For some girls, when it comes to men, there’s just no one quite like daddy. In Henry Jaglom’s Irene in Time, the eponymous thirtysomething heroine (Tanna Frederick) harbors an unhealthy obsession for her long deceased father that comes to dominate her present-day romantic relationships. Between her constant reminiscences of her old man—apparently a dashing gambler, who made his fortune betting on horses and used to take Irene to jazz concerts—there’s little room for any personality of her own. So although she frequently laments her inability to land a boyfriend, since her conversation always revolves around the most important man in her life (even on dates!), her failures seem easily explicable.
Jaglom spins his Electral tale out over a series of long, conversation-heavy sequences that find Irene in discussion with female friends, potential love interests, and family members. As the characters hash out their feelings or stumble awkwardly through their declarations, the camera pans gracefully back and forth or zooms steadily in, isolating individual speakers and endowing potentially static material with a sense of movement. Sometimes Jaglom’s panning draws explicit parallels between characters, as in a restaurant sequence in which the camera slowly shuttles back and forth among Irene and her date and a teenage girl at the next table enjoying an amicable chat with her father. When both date and father excuse themselves, Irene strikes up a conversation with the girl, touching on her two pet subjects, paternity and dating, which, the scene makes clear through its camera movement as much as its dialogue, remain inseparable for the troubled woman.
In between Irene’s posthumous displays of filial piety and unsuccessful dates, Jaglom grants the film’s supporting female characters a chance to discuss their own attitudes toward paternity—most of which are far less positive than Irene’s—and romantic relationships. One woman, for example, tells a friend that she likes her current lover because he reminds her that not all men are as awful as her father. By framing Irene’s dangerously retrograde attitudes in a wider discussion about how the father-daughter relationship affects a woman’s subsequent love life, Jaglom offers up a healthier set of possibilities for his heroine to choose from. But just as a final unflattering revelation about Irene’s father fails to alter her feelings for him, so her faith in a new lover—chosen because he “has the same look in his eyes” as her old man—proves similarly unfounded.
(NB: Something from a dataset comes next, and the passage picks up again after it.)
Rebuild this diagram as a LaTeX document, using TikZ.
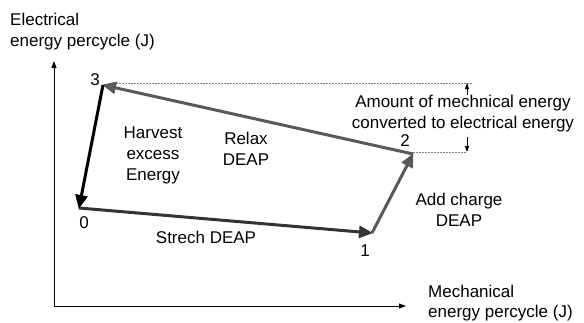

Although the film’s discussions often prove enlightening, Jaglom’s father obsession ultimately threatens to sink his project into something approaching self-parody. Wedging expressions of daddy love into nearly every scene (even musical interludes in which Irene is shown singing at a recording studio abound with lyrics like “When I look in his eyes, I’m searching for you,” a neat encapsulation of her romantic predicament), the filmmaker presses his case too hard. As he turns his camera on Irene for the umpteenth time while she grins ear-to-ear and coos about her “daddy,” Jaglom nearly undermines the seriousness of his project through sheer nutso repetition. Only the variety of voices that the filmmaker introduces to balance out his heroine’s babblings, and a strikingly ambiguous finale, manage to ensure a sufficient level of complexity to keep things interesting.